This article by a fibroids expert answers questions such as "What are the symptoms of fibroids?" and "Is there a link between fibroids and miscarriage?".
- What are fibroids?
- How common are fibroids?
- What are the symptoms of fibroids?
- Over the counter pain relief is not working for my fibroids, is there any other treatment?
- What can I do about fibroids that make my period pains worse?
- Can fibroids stop or decrease the chances of getting pregnant?
- Is there a link between fibroids and miscarriage?
- Do fibroids increase the chances of an “angry uterus”/endometriosis?
- Can fibroids become cancerous?
- Can you avoid having a hysterectomy when you have large fibroids?
Uterine fibroids are benign tumours or growths affecting the uterus. Fibroids are not composed of fibrous tissue at all, but instead a single muscle cell starts to grow and replicate itself many thousands of times over, creating a firm muscular tumour with some associated new blood vessels and supporting tissues within it.
Fibroids develop in up to 77% of women but only a quarter of fibroids will cause symptoms. If there are no symptoms there is no need to worry about fibroids.
Fibroids can cause a variety of symptoms, the most common being heavy and painful menstrual periods. Sometimes there are cramps as the uterus tries to expel the fibroid with painful contractions. For more information on the symptoms of uterine fibroids please click here.
Yes, there are medically proven treatments for both pain and heavy bleeding in women with fibroids. The mainstay of treatment is a non-steroidal anti-inflammatory drug called mefenamic acid and another drug called tranexamic acid which reduces blood loss. Reducing oestrogen levels using a class of drugs called ‘gonadotrophin-releasing hormone agonists’ will help to shrink fibroids and reduce periods, but does cause menopausal-like side effects. There is a new selective progesterone receptor modulator on the horizon which will achieve the same thing but without the side effects. This drug does not yet have a licence for use in the UK, but it is likely to be granted around spring 2012.
Mefenamic acid is a painkiller and anti-inflammatory and is very good for period pains caused by uterine fibroids.
Yes. Submucous and intramural fibroids have been shown to reduce the chance of getting pregnant by up to 50%.

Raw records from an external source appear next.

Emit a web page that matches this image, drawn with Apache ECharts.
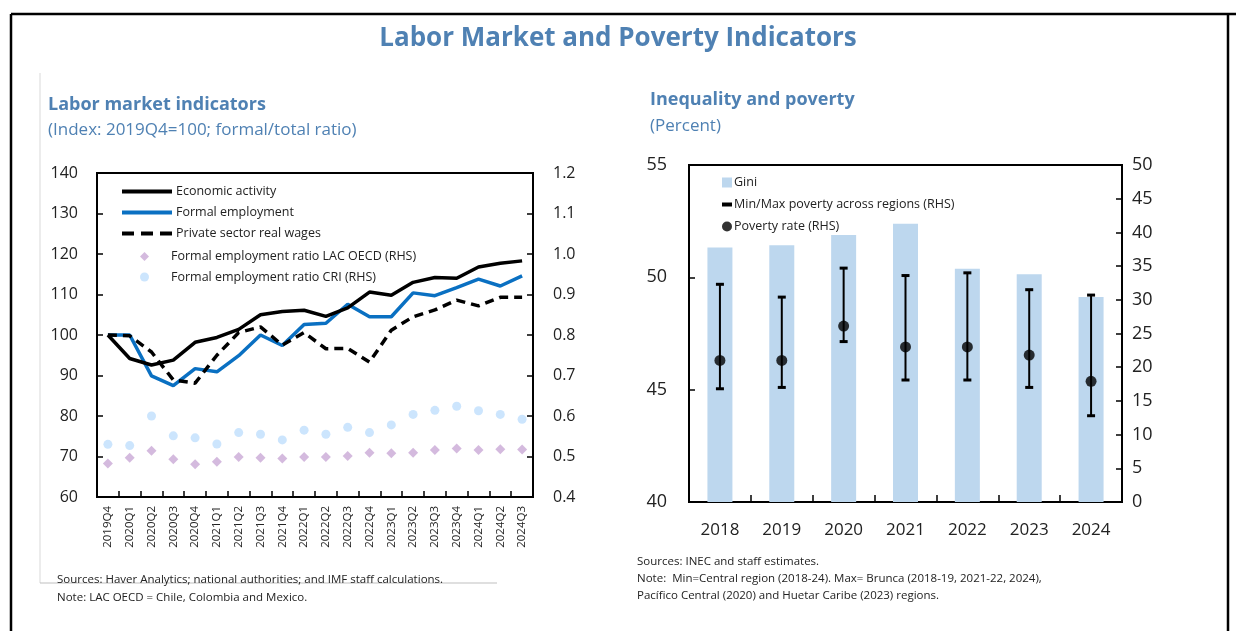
<!DOCTYPE html>
<html>
<head>
<meta charset="utf-8">
<title>Labor Market and Poverty Indicators</title>
<script src="https://cdn.jsdelivr.net/npm/echarts@6/dist/echarts.min.js"></script>
<style>
  html, body { margin: 0; padding: 0; background: #fff; }
  #main { width: 1236px; height: 631px; }
</style>
</head>
<body>
<div id="main"></div>
<script>
// left panel: quarterly data
var quarters = ['2019Q4', '2020Q1', '2020Q2', '2020Q3', '2020Q4', '2021Q1', '2021Q2', '2021Q3', '2021Q4', '2022Q1',
  '2022Q2', '2022Q3', '2022Q4', '2023Q1', '2023Q2', '2023Q3', '2023Q4', '2024Q1', '2024Q2', '2024Q3'];
var econActivity = [100, 94.2, 92.6, 93.8, 98.2, 99.4, 101.4, 105, 105.8, 106.1, 104.6, 106.7, 110.6, 109.8, 113.0, 114.2, 114.0, 116.8, 117.7, 118.3];
var formalEmp = [100, 100, 89.9, 87.5, 91.7, 90.9, 94.9, 100, 97.4, 102.6, 102.9, 107.6, 104.5, 104.5, 110.4, 109.7, 111.7, 113.8, 112.1, 114.6];
var realWages = [100, 99.8, 95.8, 88.9, 88.1, 95.0, 100.6, 102.0, 97.5, 100.6, 96.6, 96.7, 93.3, 101.2, 104.5, 106.2, 108.6, 107.2, 109.3, 109.3];
var ratioLacOecd = [0.483, 0.497, 0.514, 0.493, 0.481, 0.487, 0.499, 0.497, 0.495, 0.499, 0.499, 0.501, 0.509, 0.508, 0.509, 0.516, 0.520, 0.516, 0.518, 0.517];
var ratioCri = [0.530, 0.527, 0.600, 0.551, 0.546, 0.531, 0.559, 0.555, 0.541, 0.565, 0.555, 0.572, 0.559, 0.578, 0.604, 0.614, 0.624, 0.613, 0.604, 0.592];

// right panel: annual data
var years = ['2018', '2019', '2020', '2021', '2022', '2023', '2024'];
var gini = [51.33, 51.43, 51.88, 52.38, 50.38, 50.14, 49.13];
var povMin = [16.8, 17.0, 23.8, 18.1, 18.1, 17.0, 12.8];
var povMax = [32.3, 30.4, 34.7, 33.6, 34.0, 31.5, 30.7];
var povRate = [21.0, 21.0, 26.1, 23.0, 23.0, 21.8, 17.9];

var FONT = '"Open Sans", "Noto Sans", sans-serif';
var TITLE_BLUE = '#4f81b3';

var myChart = echarts.init(document.getElementById('main'));

var rangeData = years.map(function (y, i) { return [i, povMin[i], povMax[i]]; });

function renderRange(params, api) {
  var x = api.value(0);
  var lo = api.coord([x, api.value(1)]);
  var hi = api.coord([x, api.value(2)]);
  var cap = 4;
  var st = { stroke: '#000', lineWidth: 2 };
  var capSt = { stroke: '#000', lineWidth: 3 };
  return {
    type: 'group',
    children: [
      { type: 'line', shape: { x1: lo[0], y1: lo[1], x2: hi[0], y2: hi[1] }, style: st },
      { type: 'line', shape: { x1: hi[0] - cap, y1: hi[1], x2: hi[0] + cap, y2: hi[1] }, style: capSt },
      { type: 'line', shape: { x1: lo[0] - cap, y1: lo[1], x2: lo[0] + cap, y2: lo[1] }, style: capSt }
    ]
  };
}

var axisLineSt = { show: true, lineStyle: { color: '#000', width: 2 } };
var tickSt = { show: true, inside: true, length: 6, lineStyle: { color: '#000', width: 1.5 } };

var option = {
  animation: false,
  textStyle: { fontFamily: FONT },
  grid: [
    { left: 97, top: 173, width: 436, height: 324, show: true, borderColor: '#000', borderWidth: 2 },
    { left: 689, top: 165, width: 433, height: 337, show: true, borderColor: '#000', borderWidth: 2 }
  ],
  legend: [
    {
      left: 117, top: 180, orient: 'vertical', itemWidth: 50, itemHeight: 4, itemGap: 8,
      textStyle: { fontFamily: FONT, fontSize: 12.5, color: '#222', padding: [0, 0, 0, -1], lineHeight: 4 },
      data: [
        { name: 'Economic activity', icon: 'path://M0,0H50V4H0Z' },
        { name: 'Formal employment', icon: 'path://M0,0H50V4H0Z' },
        { name: 'Private sector real wages', icon: 'path://M0,0H12V4H0ZM19,0H31V4H19ZM38,0H50V4H38Z' }
      ]
    },
    {
      left: 135, top: 245, orient: 'vertical', itemWidth: 9, itemHeight: 9, itemGap: 7.5,
      textStyle: { fontFamily: FONT, fontSize: 12.5, color: '#222', padding: [0, 0, 0, 17] },
      data: [
        { name: 'Formal employment ratio LAC OECD (RHS)', icon: 'diamond' },
        { name: 'Formal employment ratio CRI (RHS)', icon: 'circle' }
      ]
    },
    {
      left: 717, top: 171, itemWidth: 10, itemHeight: 10,
      textStyle: { fontFamily: FONT, fontSize: 12.5, color: '#222', padding: [0, 0, 0, -3] },
      data: [{ name: 'Gini', icon: 'rect' }]
    },
    {
      left: 717, top: 193, itemWidth: 10, itemHeight: 10,
      textStyle: { fontFamily: FONT, fontSize: 12.5, color: '#222', padding: [0, 0, 0, -3] },
      data: [{ name: 'Min/Max poverty across regions (RHS)', icon: 'path://M1.5,3.8H8V6.4H1.5Z', itemStyle: { color: '#000' } }]
    },
    {
      left: 717, top: 215, itemWidth: 10, itemHeight: 10,
      textStyle: { fontFamily: FONT, fontSize: 12.5, color: '#222', padding: [0, 0, 0, -3] },
      data: [{ name: 'Poverty rate (RHS)', icon: 'circle' }]
    }
  ],
  xAxis: [
    {
      type: 'category', gridIndex: 0, data: quarters, boundaryGap: true,
      axisLine: axisLineSt,
      axisTick: { show: true, inside: true, length: 6, interval: 0, lineStyle: { color: '#000', width: 1.5 } },
      axisLabel: { interval: 0, rotate: 90, margin: 9, fontSize: 11.5, color: '#222', fontFamily: FONT }
    },
    {
      type: 'category', gridIndex: 1, data: years, boundaryGap: true,
      axisLine: axisLineSt,
      axisTick: { show: true, inside: true, length: 7, interval: 0, lineStyle: { color: '#000', width: 1.5 } },
      axisLabel: { interval: 0, margin: 20, fontSize: 17, color: '#222', fontFamily: FONT }
    }
  ],
  yAxis: [
    {
      type: 'value', gridIndex: 0, min: 60, max: 140, interval: 10,
      axisLine: axisLineSt, axisTick: tickSt, splitLine: { show: false },
      axisLabel: { margin: 19, fontSize: 16, color: '#222', fontFamily: FONT }
    },
    {
      type: 'value', gridIndex: 0, position: 'right', min: 0.4, max: 1.2, interval: 0.1,
      axisLine: axisLineSt, axisTick: tickSt, splitLine: { show: false },
      axisLabel: { margin: 20, fontSize: 16, color: '#222', fontFamily: FONT,
        formatter: function (v) { return v.toFixed(1); } }
    },
    {
      type: 'value', gridIndex: 1, min: 40, max: 55, interval: 5,
      axisLine: axisLineSt, axisTick: tickSt, splitLine: { show: false },
      axisLabel: { margin: 22, fontSize: 18, color: '#222', fontFamily: FONT }
    },
    {
      type: 'value', gridIndex: 1, position: 'right', min: 0, max: 50, interval: 5,
      axisLine: axisLineSt, axisTick: tickSt, splitLine: { show: false },
      axisLabel: { margin: 10, fontSize: 18, color: '#222', fontFamily: FONT }
    }
  ],
  series: [
    {
      name: 'Economic activity', type: 'line', xAxisIndex: 0, yAxisIndex: 0, data: econActivity,
      symbol: 'none', lineStyle: { color: '#000', width: 3.5 }, itemStyle: { color: '#000' }, z: 5
    },
    {
      name: 'Formal employment', type: 'line', xAxisIndex: 0, yAxisIndex: 0, data: formalEmp,
      symbol: 'none', lineStyle: { color: '#0a70c2', width: 3.5 }, itemStyle: { color: '#0a70c2' }, z: 4
    },
    {
      name: 'Private sector real wages', type: 'line', xAxisIndex: 0, yAxisIndex: 0, data: realWages,
      symbol: 'none', lineStyle: { color: '#000', width: 3.5, type: [9, 6] }, itemStyle: { color: '#000' }, z: 6
    },
    {
      name: 'Formal employment ratio LAC OECD (RHS)', type: 'scatter', xAxisIndex: 0, yAxisIndex: 1, data: ratioLacOecd,
      symbol: 'diamond', symbolSize: 10, itemStyle: { color: '#c9a9d6' }
    },
    {
      name: 'Formal employment ratio CRI (RHS)', type: 'scatter', xAxisIndex: 0, yAxisIndex: 1, data: ratioCri,
      symbol: 'circle', symbolSize: 9, itemStyle: { color: '#bfdffc' }
    },
    {
      name: 'Gini', type: 'bar', xAxisIndex: 1, yAxisIndex: 2, data: gini,
      barWidth: 25, itemStyle: { color: '#bdd7ee' }
    },
    {
      name: 'Min/Max poverty across regions (RHS)', type: 'custom', xAxisIndex: 1, yAxisIndex: 3,
      data: rangeData, renderItem: renderRange, itemStyle: { color: '#000' }, z: 5
    },
    {
      name: 'Poverty rate (RHS)', type: 'scatter', xAxisIndex: 1, yAxisIndex: 3, data: povRate,
      symbol: 'circle', symbolSize: 11, itemStyle: { color: '#000' }, z: 6
    }
  ],
  graphic: [
    // outer frame
    { type: 'line', shape: { x1: 11, y1: 14, x2: 1236, y2: 14 }, style: { stroke: '#000', lineWidth: 2.5 } },
    { type: 'line', shape: { x1: 11, y1: 14, x2: 11, y2: 631 }, style: { stroke: '#000', lineWidth: 2.5 } },
    { type: 'line', shape: { x1: 1228, y1: 14, x2: 1228, y2: 631 }, style: { stroke: '#000', lineWidth: 2.5 } },
    // thin grey frame of the left panel
    { type: 'line', shape: { x1: 40, y1: 73, x2: 40, y2: 583 }, style: { stroke: '#d9d9d9', lineWidth: 1 } },
    { type: 'line', shape: { x1: 40, y1: 583, x2: 497, y2: 583 }, style: { stroke: '#bfbfbf', lineWidth: 1 } },
    // titles
    { type: 'text', left: 'center', top: 26, style: { text: 'Labor Market and Poverty Indicators', fill: TITLE_BLUE, font: 'bold 26px ' + FONT } },
    { type: 'text', left: 48, top: 96, style: { text: 'Labor market indicators', fill: TITLE_BLUE, font: 'bold 18px ' + FONT } },
    { type: 'text', left: 48, top: 122, style: { text: '(Index: 2019Q4=100; formal/total ratio)', fill: TITLE_BLUE, font: '17px ' + FONT } },
    { type: 'text', left: 650, top: 91, style: { text: 'Inequality and poverty', fill: TITLE_BLUE, font: 'bold 18px ' + FONT } },
    { type: 'text', left: 650, top: 118, style: { text: '(Percent)', fill: TITLE_BLUE, font: '17px ' + FONT } },
    // notes
    { type: 'text', left: 57, top: 574, style: { text: 'Sources: Haver Analytics; national authorities; and IMF staff calculations.', fill: '#222', font: '11.5px ' + FONT } },
    { type: 'text', left: 57, top: 592, style: { text: 'Note: LAC OECD = Chile, Colombia and Mexico.', fill: '#222', font: '11.5px ' + FONT } },
    { type: 'text', left: 637, top: 556, style: { text: 'Sources: INEC and staff estimates.', fill: '#222', font: '11.5px ' + FONT } },
    { type: 'text', left: 637, top: 573, style: { text: 'Note:  Min=Central region (2018-24). Max= Brunca (2018-19, 2021-22, 2024),', fill: '#222', font: '11.5px ' + FONT } },
    { type: 'text', left: 637, top: 590, style: { text: 'Pacífico Central (2020) and Huetar Caribe (2023) regions.', fill: '#222', font: '11.5px ' + FONT } }
  ]
};

myChart.setOption(option);
window.onresize = myChart.resize;
</script>
</body>
</html>
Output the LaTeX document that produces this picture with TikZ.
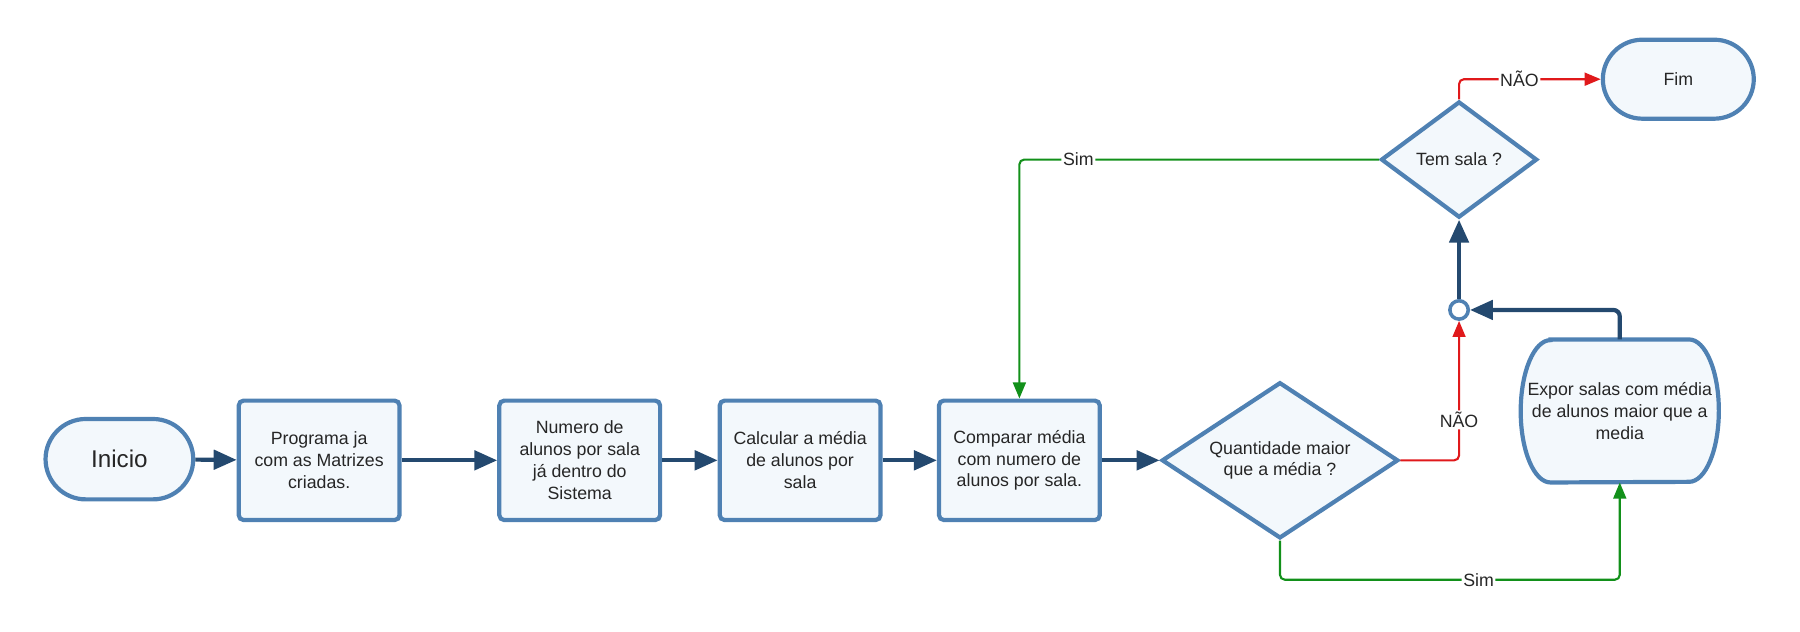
\documentclass[tikz,border=0pt]{standalone}
\usepackage{fontspec}
\setmainfont{Liberation Sans}
\usetikzlibrary{shapes}
\usetikzlibrary{positioning}
\usetikzlibrary{arrows.meta}
\usetikzlibrary{backgrounds}
\definecolor{boxline}{HTML}{4F81B3}
\definecolor{boxfill}{HTML}{F3F8FC}
\definecolor{flowline}{HTML}{24496F}
\definecolor{naoline}{HTML}{E0191B}
\definecolor{simline}{HTML}{12901A}
\tikzset{
    procnode/.style = {rectangle, rounded corners=3pt, line width=2.6pt, draw=boxline, fill=boxfill, align=center, minimum width=3.5cm, minimum height=2.6cm, font=\fontsize{11}{13.5}\selectfont, text=black!85},
    termnode/.style = {rounded rectangle, line width=2.6pt, draw=boxline, fill=boxfill, align=center, minimum width=3.4cm, minimum height=1.75cm, font=\fontsize{11}{13.5}\selectfont, text=black!85},
    decnode/.style = {diamond, aspect=1.5, line width=2.6pt, draw=boxline, fill=boxfill, align=center, inner sep=0pt, font=\fontsize{11}{13.5}\selectfont, text=black!85},
    joinnode/.style = {circle, line width=2.2pt, draw=boxline, fill=white, minimum size=0.4cm, inner sep=0pt},
    edgen/.style = {-{Triangle[length=0.5cm,width=0.42cm]}, line width=2.6pt, flowline, rounded corners=4pt},
    edger/.style = {-{Triangle[length=0.35cm,width=0.28cm]}, line width=1.3pt, naoline, rounded corners=3pt},
    edgeg/.style = {-{Triangle[length=0.35cm,width=0.28cm]}, line width=1.3pt, simline, rounded corners=3pt},
    lbl/.style = {fill=white, inner sep=1pt, text=black!85, font=\fontsize{11}{13}\selectfont}
}
\begin{document}
\begin{tikzpicture}[x=0.025cm, y=-0.025cm]
\useasboundingbox (0,0) rectangle (1568,550);
% main row
\node[termnode, minimum width=3.45cm, font=\fontsize{15}{17}\selectfont] at (104, 400) (ini) {Inicio};
\node[procnode] at (278, 401) (prog) {Programa ja\\com as Matrizes\\criadas.};
\node[procnode] at (505, 401) (num) {Numero de\\alunos por sala\\já dentro do\\Sistema};
\node[procnode] at (697, 401) (calc) {Calcular a média\\de alunos por\\sala};
\node[procnode] at (888, 401) (comp) {Comparar média\\com numero de\\alunos por sala.};
\node[decnode, minimum width=5.15cm, minimum height=3.4cm] at (1115, 401) (qtd) {Quantidade maior\\que a média ?};
% right part
\node[draw=none, align=center, minimum width=4.3cm, minimum height=3.1cm, inner sep=0pt, font=\fontsize{11}{13.5}\selectfont, text=black!85] at (1411, 358) (expor) {Expor salas com média\\de alunos maior que a\\media};
\node[joinnode] at (1271, 270) (jn) {};
\node[decnode, aspect=1.35, minimum width=3.4cm, minimum height=2.53cm] at (1271, 139) (tem) {Tem sala ?};
\node[termnode, minimum width=3.52cm, minimum height=1.72cm] at (1462, 69) (fim) {Fim};
\coordinate (simlow) at (1288, 505);
%
\begin{scope}[on background layer]
\draw[line width=2.6pt, draw=boxline, fill=boxfill] ([xshift=0.65cm]expor.north west) -- ([xshift=-0.65cm]expor.north east) arc[start angle=90, end angle=-90, x radius=0.65cm, y radius=1.55cm] -- ([xshift=0.65cm]expor.south west) arc[start angle=270, end angle=90, x radius=0.65cm, y radius=1.55cm] -- cycle;
\end{scope}
%
\draw[edgen] (ini) -- (prog);
\draw[edgen] (prog) -- (num);
\draw[edgen] (num) -- (calc);
\draw[edgen] (calc) -- (comp);
\draw[edgen] (comp) -- (qtd);
\draw[edger] (qtd.east) -| node[lbl, pos=0.645] {NÃO} (jn.south);
\draw[edgeg] (qtd.south) |- (simlow) node[lbl] {Sim} -| (expor.south);
\draw[edgen] (expor.north) |- (jn.east);
\draw[edgen] (jn.north) -- (tem.south);
\draw[edgeg] (tem.west) -| node[lbl, pos=0.418] {Sim} (comp.north);
\draw[edger] (tem.north) |- node[lbl, pos=0.713] {NÃO} (fim.west);
\end{tikzpicture}
\end{document}
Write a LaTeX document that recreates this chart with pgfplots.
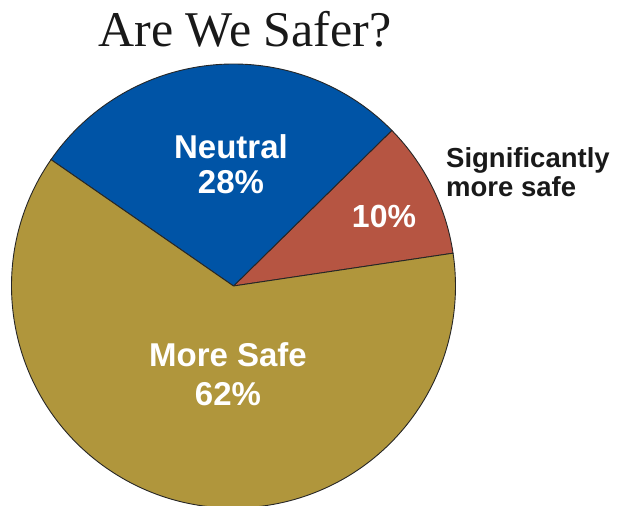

Yes, there is a clear link between fibroids and miscarriage. Submucous and intramural fibroids in particular have been linked with increased miscarriage rates.
No. There is no link between fibroids and endometriosis, however both are relatively common conditions and it is not unusual to find both conditions co-existing in the same patient.
In theory, malignant change in a fibroid is possible and has been used as an excuse for removing fibroids in the past. Statistics from Australia show however, that less than one woman in a million develop a cancerous fibroid each year. We believe that the figures are similar in this country. However if a fibroid is growing very rapidly, the possibility of removal should be considered and some of the modern imaging techniques which can detect a potential malignancy should be employed.
Many women are keen to avoid hysterectomy and drug treatment can sometimes shrink fibroids reducing the impact of the symptoms of larger ones. Uterine artery embolisation / uterine fibroid embolisation may also be useful in some cases as an alternative to hysterectomy. However, if your family is complete, most women recover from a hysterectomy very quickly and are often very relieved to have had the procedure done. A laparoscopic subtotal hysterectomy has a very low complication rate and women recover from this operation extremely quickly.